* start *

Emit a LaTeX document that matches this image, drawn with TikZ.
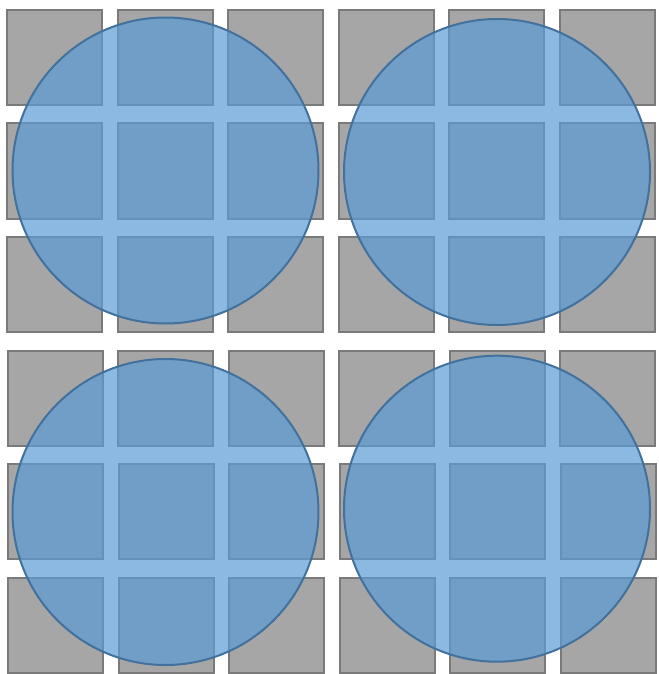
\documentclass[tikz,border=0pt]{standalone}
\definecolor{sqfill}{HTML}{A6A6A6}
\definecolor{sqline}{HTML}{7A7A7A}
\definecolor{cfill}{HTML}{5B9BD5}
\definecolor{cline}{HTML}{41719C}
\begin{document}
\begin{tikzpicture}[x=1pt,y=-1pt,
  sq/.style={fill=sqfill,draw=sqline,line width=2pt},
  blob/.style={fill=cfill,fill opacity=0.7,draw=cline,draw opacity=1,line width=2pt}]
\useasboundingbox (0,0) rectangle (658,674);
\foreach \r/\yy/\dx in {0/9/0,1/122.5/0,2/236/0,3/349.5/0.5,4/463/1,5/576.5/1}{
  \foreach \c in {0,...,5}{
    \pgfmathsetmacro{\xx}{6+110.5*\c+\dx}
    \draw[sq] (\xx+1,\yy+1) rectangle (\xx+96,\yy+96);
  }
}
\draw[blob] (165.5,170.5) circle (153);
\draw[blob] (497,172) circle (153);
\draw[blob] (165.5,512) circle (153);
\draw[blob] (497,508.7) circle (153);
\end{tikzpicture}
\end{document}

* end *

Challenge → From the material above, copy everything exactly but the pictures.

Expected output →
Emit a LaTeX document that matches this image, drawn with TikZ.
\documentclass[tikz,border=0pt]{standalone}
\definecolor{sqfill}{HTML}{A6A6A6}
\definecolor{sqline}{HTML}{7A7A7A}
\definecolor{cfill}{HTML}{5B9BD5}
\definecolor{cline}{HTML}{41719C}
\begin{document}
\begin{tikzpicture}[x=1pt,y=-1pt,
  sq/.style={fill=sqfill,draw=sqline,line width=2pt},
  blob/.style={fill=cfill,fill opacity=0.7,draw=cline,draw opacity=1,line width=2pt}]
\useasboundingbox (0,0) rectangle (658,674);
\foreach \r/\yy/\dx in {0/9/0,1/122.5/0,2/236/0,3/349.5/0.5,4/463/1,5/576.5/1}{
  \foreach \c in {0,...,5}{
    \pgfmathsetmacro{\xx}{6+110.5*\c+\dx}
    \draw[sq] (\xx+1,\yy+1) rectangle (\xx+96,\yy+96);
  }
}
\draw[blob] (165.5,170.5) circle (153);
\draw[blob] (497,172) circle (153);
\draw[blob] (165.5,512) circle (153);
\draw[blob] (497,508.7) circle (153);
\end{tikzpicture}
\end{document}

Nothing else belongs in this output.